One of the highlights of my trip, was to experience the artisan culture of Peru, world renowned for its crafts of incredible quality. These crafts are still continuing today and still integrated into everyday life.

The town of Chazuta comprises of a number of communities that spread out along the Huallaga river, the highway that connects them together. The views even getting to Chazuta are spectacular! The road runs alongside a deep gorge, carved out by the rivers, the mountains are vast and blue. Daniel our guide is very knowledgeable of the area and it's a great adventure being with him.

Our first stop in Chazuta was at the ecological paper makers where there were a small group of ladies making paper in the traditional way. Apparently many artists around Peru and now the world are buying their paper. These ladies are very kind, funny and very passionate about what they do. The pride taken in the process makes this incredibly fine quality paper.

The next stop was to the artisans of traditional ceramics, where we found a group of women in their outdoor workshop, who instructed us in the making of traditional ceramic bowls using the coil method.
I don't speak much Spanish and no Quechua (the indigenous language of many parts of Peru) but we had a good laugh anyway. The heat of the day meant we could finish the bowls quite quickly. But we did have to wait a little to put a tradition pre-firing glaze, so we went to visit an artisan chocolate makers.

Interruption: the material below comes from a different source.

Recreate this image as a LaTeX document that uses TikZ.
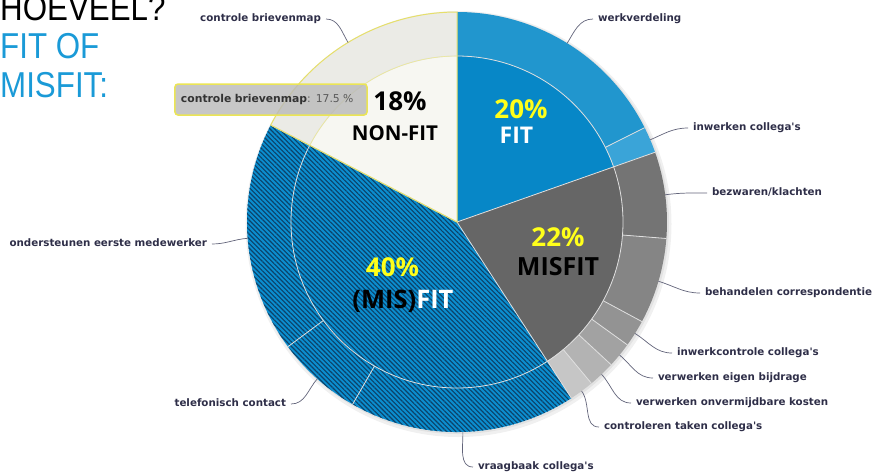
\documentclass[tikz,border=0pt]{standalone}
\usepackage{fontspec}
\setmainfont{Liberation Sans}
\newfontfamily\chartfont{DejaVu Sans}
\newfontfamily\piefont{Open Sans}
\usetikzlibrary{positioning,patterns.meta}

\definecolor{titleblue}{HTML}{1A9AD7}
\definecolor{fitblue}{HTML}{0787C7}
\definecolor{werkblue}{HTML}{2196CE}
\definecolor{inwerkblue}{HTML}{3AA4D8}
\definecolor{hatchblue}{HTML}{0B8ECF}
\definecolor{hatchnavy}{HTML}{0C4168}
\definecolor{misfitgray}{HTML}{666666}
\definecolor{grayA}{HTML}{747474}
\definecolor{grayB}{HTML}{858585}
\definecolor{grayC}{HTML}{939393}
\definecolor{grayD}{HTML}{A2A2A2}
\definecolor{grayE}{HTML}{B3B3B3}
\definecolor{grayF}{HTML}{C6C6C6}
\definecolor{nonfitwhite}{HTML}{F7F7F2}
\definecolor{brievengray}{HTML}{EBEBE6}
\definecolor{hoveryellow}{HTML}{E6DF6A}
\definecolor{labelink}{HTML}{2E2E48}
\definecolor{linkgray}{HTML}{62647A}
\definecolor{pctyellow}{HTML}{FFFF1A}

\begin{document}
\begin{tikzpicture}
  [x=1pt,y=1pt,
  title/.style={font=\fontsize{36}{40}\selectfont,inner sep=0pt,anchor=base west},
  slicelabel/.style={font=\chartfont\bfseries\fontsize{10.3}{12}\selectfont,text=labelink,
                    inner ysep=0pt,inner xsep=0pt,outer xsep=5pt,
                    text height=7.5pt,text depth=2pt},
  connector/.style={draw=linkgray,line width=0.7pt},
  pct/.style={font=\piefont\bfseries\fontsize{26}{30}\selectfont,inner sep=0pt,anchor=base},
  word/.style={inner sep=0pt,anchor=base},
  separator/.style={draw=white!75!gray,line width=0.8pt}]

  \useasboundingbox (-457,-253) rectangle (417,222);
  \def\rin{166}
  \def\rout{210}

  % title
  \node[title]                   (q1) at (-457,202) {\scalebox{0.87}[1]{HOEVEEL?}};
  \node[title,text=titleblue]    (q2) at (-457,164) {\scalebox{0.87}[1]{FIT OF}};
  \node[title,text=titleblue]    (q3) at (-457,125) {\scalebox{0.87}[1]{MISFIT:}};

  % shadow
  \fill[black,opacity=0.06] (1.5,-2) circle[radius=213];
  \fill[black,opacity=0.06] (1,-1) circle[radius=211];

  % inner pie
  \fill[fitblue]     (0,0) -- (90:\rin) arc[start angle=90,end angle=19.4,radius=\rin] -- cycle;
  \fill[misfitgray]  (0,0) -- (19.4:\rin) arc[start angle=19.4,end angle=-57,radius=\rin] -- cycle;
  \fill[nonfitwhite] (0,0) -- (152.5:\rin) arc[start angle=152.5,end angle=90,radius=\rin] -- cycle;

  % (mis)fit, inner and outer, hatched
  \fill[hatchblue] (0,0) -- (-57:\rout) arc[start angle=-57,end angle=-207.5,radius=\rout] -- cycle;
  \fill[pattern={Lines[angle=-45,distance=3.3pt,line width=1.1pt]},pattern color=hatchnavy]
    (0,0) -- (-57:\rout) arc[start angle=-57,end angle=-207.5,radius=\rout] -- cycle;

  % outer ring
  \foreach \a/\b/\col/\n in {90/26.7/werkblue/wv, 26.7/19.4/inwerkblue/ic,
      19.4/-4.5/grayA/bk, -4.5/-28.3/grayB/bc, -28.3/-35.8/grayC/ik,
      -35.8/-42.8/grayD/ve, -42.8/-50.2/grayE/vo, -50.2/-57/grayF/ct}
  {
    \fill[\col] (\a:\rin) arc[start angle=\a,end angle=\b,radius=\rin]
      -- (\b:\rout) arc[start angle=\b,end angle=\a,radius=\rout] -- cycle;
    \coordinate (\n) at ({(\a+\b)/2}:\rout);
  }
  \foreach \a/\b/\n in {-57/-119.8/vc, -119.8/-143.6/tc, -143.6/-207.5/om}
    \coordinate (\n) at ({(\a+\b)/2}:\rout);
  \fill[brievengray] (152.5:\rin) arc[start angle=152.5,end angle=90,radius=\rin]
    -- (90:\rout) arc[start angle=90,end angle=152.5,radius=\rout] -- cycle;
  \coordinate (cb) at (121.25:\rout);

  % borders
  \draw[separator] (0,0) circle[radius=\rin];
  \foreach \a in {26.7,-4.5,-28.3,-35.8,-42.8,-50.2,-119.8,-143.6}
    \draw[separator] (\a:\rin) -- (\a:\rout);
  \foreach \a in {19.4,-57,152.5}
    \draw[separator] (0,0) -- (\a:\rout);
  \draw[hoveryellow,line width=1pt] (0,0) -- (152.5:\rout)
    arc[start angle=152.5,end angle=90,radius=\rout] -- cycle;
  \draw[hoveryellow!70!white,line width=0.6pt] (152.5:\rin) arc[start angle=152.5,end angle=90,radius=\rin];

  % slice labels
  \node[slicelabel,anchor=east] (l-cb) at (-131,203)  {controle brievenmap};
  \node[slicelabel,anchor=west] (l-wv) at (136,203)   {werkverdeling};
  \node[slicelabel,anchor=west] (l-ic) at (231,94)    {inwerken collega's};
  \node[slicelabel,anchor=west] (l-bk) at (250,29)    {bezwaren/klachten};
  \node[slicelabel,anchor=west] (l-bc) at (243,-71)   {behandelen correspondentie};
  \node[slicelabel,anchor=west] (l-ik) at (215,-131)  {inwerkcontrole collega's};
  \node[slicelabel,anchor=west] (l-ve) at (196,-156)  {verwerken eigen bijdrage};
  \node[slicelabel,anchor=west] (l-vo) at (174,-181)  {verwerken onvermijdbare kosten};
  \node[slicelabel,anchor=west] (l-ct) at (142,-205)  {controleren taken collega's};
  \node[slicelabel,anchor=west] (l-vc) at (16,-245)   {vraagbaak collega's};
  \node[slicelabel,anchor=east] (l-om) at (-245,-22)  {ondersteunen eerste medewerker};
  \node[slicelabel,anchor=east] (l-tc) at (-166,-182) {telefonisch contact};

  \draw[connector] (l-cb.east) to[out=0,in=121.25] (cb);
  \draw[connector] (l-wv.west) to[out=180,in=58.35] (wv);
  \draw[connector] (l-ic.west) to[out=180,in=23] (ic);
  \draw[connector] (l-bk.west) to[out=180,in=7.5] (bk);
  \draw[connector] (l-bc.west) to[out=180,in=-16.4] (bc);
  \draw[connector] (l-ik.west) to[out=180,in=-32] (ik);
  \draw[connector] (l-ve.west) to[out=180,in=-39.3] (ve);
  \draw[connector] (l-vo.west) to[out=180,in=-46.5] (vo);
  \draw[connector] (l-ct.west) to[out=180,in=-53.6] (ct);
  \draw[connector] (l-vc.west) to[out=180,in=-88.4] (vc);
  \draw[connector] (l-om.east) to[out=0,in=-175.5] (om);
  \draw[connector] (l-tc.east) to[out=0,in=-131.7] (tc);

  % tooltip
  \node[draw=hoveryellow!80!yellow,line width=1.5pt,rounded corners=3pt,
        fill=gray!55,fill opacity=0.8,text opacity=1,
        minimum height=31pt,inner ysep=0pt,inner xsep=6pt,
        text width=180pt,align=left] (tip) at (-186,122.5)
    {\chartfont\fontsize{10.8}{12}\selectfont\textbf{\color{black!80}controle brievenmap}\color{black!65} : 17.5 \%};

  % inner texts
  \node[pct]                      (p-nf) at (-57,112)  {18\%};
  \node[word,font=\piefont\bfseries\fontsize{20.5}{25}\selectfont] (w-nf) at (-62,82) {NON-FIT};
  \node[pct,text=pctyellow]       (p-f)  at (64,104)   {20\%};
  \node[word,font=\piefont\bfseries\fontsize{23}{28}\selectfont,text=white] (w-f) at (59.5,79) {FIT};
  \node[pct,text=pctyellow]       (p-mf) at (101,-24.7) {22\%};
  \node[word,font=\piefont\bfseries\fontsize{25}{30}\selectfont] (w-mf) at (101,-53) {MISFIT};
  \node[pct,text=pctyellow]       (p-mi) at (-64.5,-54.7) {40\%};
  \node[word,font=\piefont\bfseries\fontsize{25.5}{30}\selectfont] (w-mi) at (-54,-86) {(MIS)\textcolor{white}{FIT}};

\end{tikzpicture}
\end{document}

So we knocked on the door of Mishki Cacao and a little smiley face poked their head through the door. The room has a rich fragrance of rich, dark chocolate. Mishki Cacao is run by a group of women that are some of the most passionate people I have ever met. The cacao is organic and some of the finest out there. They use as much of the cacao fruit as possible in their products. There is a nectar like substance that they make into a honey and what they call the placenta, that is the centre of the plant and is made into a marmalade. There is also a nut called majambo that is a cousin of the cacao plant that they make into a butter and mix with the chocolate. So as they were explaining the process of making chocolate from the fruit of the cacao we were tasting. Raw chocolate is renowned for how much energy it gives you plus all the other health benefits. So with marmalade, the honey, the high cacao content chocolate we were all chatting and laughing. Truth be told, I have never had chocolate until that point. It's not bitter like high percentage chocolate I had had in the past and was delicious. If you are a chocolate lover put the experience on your book it list! They even sang us a song at the end about their business and their product. They were beautiful people who made a beautiful product.

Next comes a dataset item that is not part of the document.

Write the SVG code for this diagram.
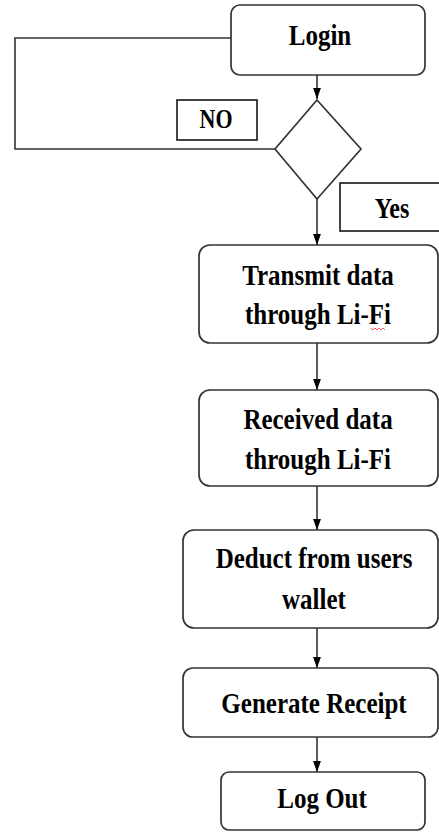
<svg xmlns="http://www.w3.org/2000/svg" width="439" height="832" viewBox="0 0 439 832">
<style>
.box{fill:#fff;stroke:#333;stroke-width:1.7}
.lbl{fill:#fff;stroke:#222;stroke-width:1.7}
.ln{fill:none;stroke:#333;stroke-width:1.6}
text{font-family:"Liberation Serif","Times New Roman",serif;font-weight:bold;fill:#000;text-anchor:middle}
.t{font-size:25px}
</style>
<defs>
<marker id="ah" viewBox="0 0 10 10" refX="10" refY="5" markerWidth="7" markerHeight="5" markerUnits="strokeWidth" orient="auto" preserveAspectRatio="none">
<path d="M0,0 L10,5 L0,10 z" fill="#000"/>
</marker>
</defs>
<rect width="439" height="832" fill="#fff"/>
<g id="connectors">
<line class="ln" x1="317" y1="75" x2="317" y2="99" marker-end="url(#ah)"/>
<polyline class="ln" points="275,149 15,149 15,38 231,38"/>
<line class="ln" x1="317" y1="199" x2="317" y2="245" marker-end="url(#ah)"/>
<line class="ln" x1="317" y1="343" x2="317" y2="390" marker-end="url(#ah)"/>
<line class="ln" x1="317" y1="486" x2="317" y2="530" marker-end="url(#ah)"/>
<line class="ln" x1="317" y1="628" x2="317" y2="668" marker-end="url(#ah)"/>
<line class="ln" x1="317" y1="737" x2="317" y2="772" marker-end="url(#ah)"/>
</g>
<g id="login">
<rect class="box" x="231" y="5" width="194" height="70" rx="9"/>
<text class="t" transform="translate(320,45) scale(1,1.2)">Login</text>
</g>
<g id="decision">
<polygon class="box" points="317,100 361,149 317,199 275,149"/>
</g>
<g id="no-label">
<rect class="lbl" x="177" y="100" width="80" height="40"/>
<text transform="translate(216,128) scale(1,1.2)" font-size="22">NO</text>
</g>
<g id="yes-label">
<rect class="lbl" x="340" y="183" width="104" height="48"/>
<text transform="translate(392,218) scale(1,1.2)" font-size="24">Yes</text>
</g>
<g id="transmit">
<rect class="box" x="199" y="245" width="239" height="98" rx="11"/>
<text class="t" transform="translate(318,285) scale(1,1.2)">Transmit data</text>
<text class="t" transform="translate(318,324) scale(1,1.2)">through Li-Fi</text>
<path d="M371,328 l2,2 l2,-2 l2,2 l2,-2 l2,2 l2,-2 l2,2" fill="none" stroke="#e03030" stroke-width="0.8"/>
</g>
<g id="received">
<rect class="box" x="199" y="390" width="239" height="96" rx="11"/>
<text class="t" transform="translate(318,429) scale(1,1.2)">Received data</text>
<text class="t" transform="translate(318,469) scale(1,1.2)">through Li-Fi</text>
</g>
<g id="deduct">
<rect class="box" x="183" y="530" width="255" height="98" rx="11"/>
<text class="t" transform="translate(314,568) scale(1,1.2)">Deduct from users</text>
<text class="t" transform="translate(314,609) scale(1,1.2)">wallet</text>
</g>
<g id="generate">
<rect class="box" x="183" y="668" width="255" height="69" rx="10"/>
<text class="t" transform="translate(314,713) scale(1,1.2)">Generate Receipt</text>
</g>
<g id="logout">
<rect class="box" x="221" y="772" width="204" height="58" rx="8"/>
<text class="t" transform="translate(322,808) scale(1,1.2)">Log Out</text>
</g>
</svg>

Full of chocolate we finished our bowls and had a tour of the museum and the collection of fine Chazuta pottery. They have a fascinating collection of burial urns on display. They were dug up during an excavation some years before in the centre of the town that is now the plaza. In fact the excavation sites have never been covered over and
are now little museums in their own rite. The urns were used as coffins to contain the dead who where then buried in the property of the family.

Their pottery is known internationally for its quality and cultural significance. It is also very beautiful. The guide showing us around the museum is a talented potter himself. He demonstrated throwing a pot on a traditional manual Flintstone style foot power pottery wheel. He made it look so easy. After seeing and hearing my excitement he let me have a go. I have thrown before but only with an electric wheel so foot on the pedal and off you go. But his was harder to get any speed along with getting a pot into shape.

All in all I had a wonderful experience and would recomend Chazuta as the highlight of anyones trip to Peru.